Certaines facettes du droit d’auteur ont déjà été harmonisées à l’échelle européenne. Mais cette législation remonte à 2001, à l’heure où Internet balbutiait encore. L’explosion du numérique et l’émergence des GAFAM (Google, Apple, Facebook, Amazon, Microsoft) ont mis le droit d’auteur face à de nouveaux défis : Google doit-il payer pour afficher une photographie en miniature sur son moteur de recherche ? Et lorsqu’il enregistre des “clics” via ses agrégateurs de contenus qu’il n’a lui-même pas produit ? Un titre ou un hyperlien peuvent-ils être protégés par le droit d’auteur ? Quid des clips musicaux chargés sur YouTube par les internautes, sans rétribution des auteurs ou de leurs ayants-droits ? Les questions adressées à la Cour de justice de l’Union européenne (CJUE) se sont multipliées pour savoir comment interpréter la directive de 2001, poussant la Commission européenne à entreprendre l’adaptation de sa législation à l’ère numérique.

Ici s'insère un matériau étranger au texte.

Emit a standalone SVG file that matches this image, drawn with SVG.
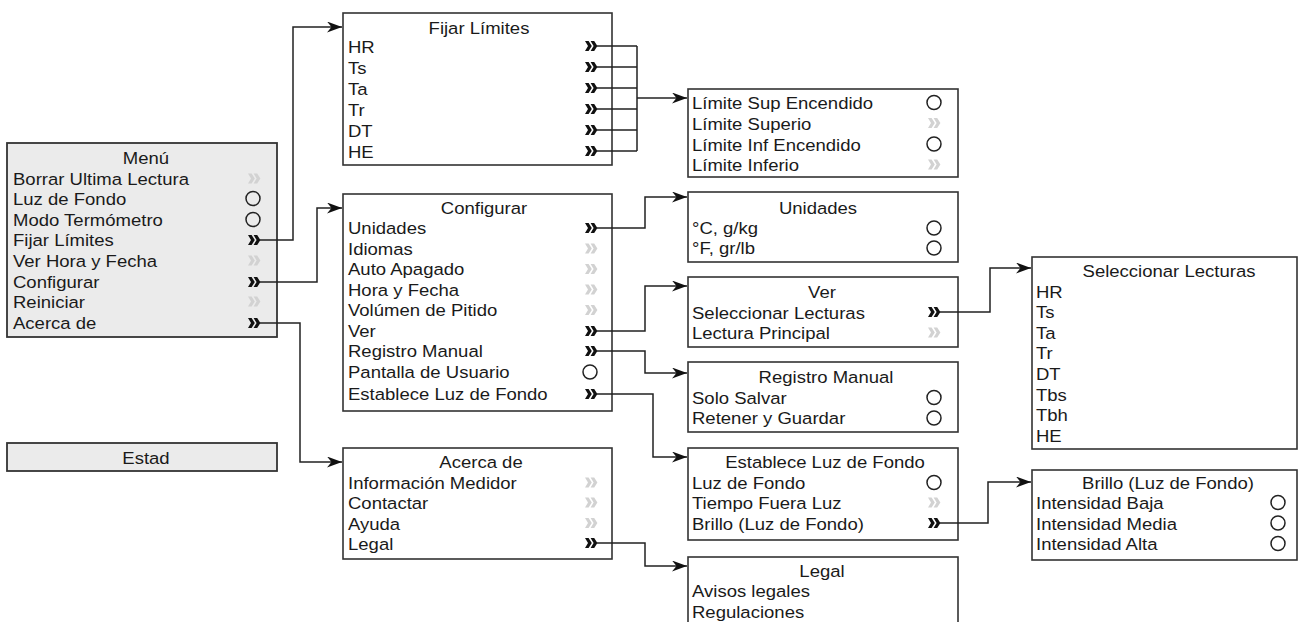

Que contient la version finale de la directive ?
Comme l’indique le Parlement européen, la directive sur le droit d’auteur, telle que votée le 26 mars 2019, doit permettre aux titulaires de droits (les créateurs) et aux éditeurs de presse “d’obtenir de meilleurs accords de rémunération” pour l’utilisation de leurs œuvres et contenus “figurant sur les plateformes internet”. La loi européenne rend ainsi les plateformes “directement responsables des contenus uploadés sur leur site et donne automatiquement le droit aux éditeurs de presse de négocier des accords au nom des journalistes pour tout article utilisé par les agrégateurs de nouvelles”.
À retenir :
La stratégie pour un marché unique numérique vise à faire en sorte que l’économie, l’industrie et la société européennes tirent pleinement parti de la nouvelle ère numérique. Parallèlement aux solutions et aux données électroniques et aux services numériques transfrontières, cette stratégie fait partie intégrante du projet de l’UE pour une Europe numérique.
L’UE a déjà entamé la création d’un marché unique numérique libre et sécurisé permettant aux particuliers de faire leurs achats en ligne par-delà les frontières et aux entreprises de vendre en ligne dans toute l’UE.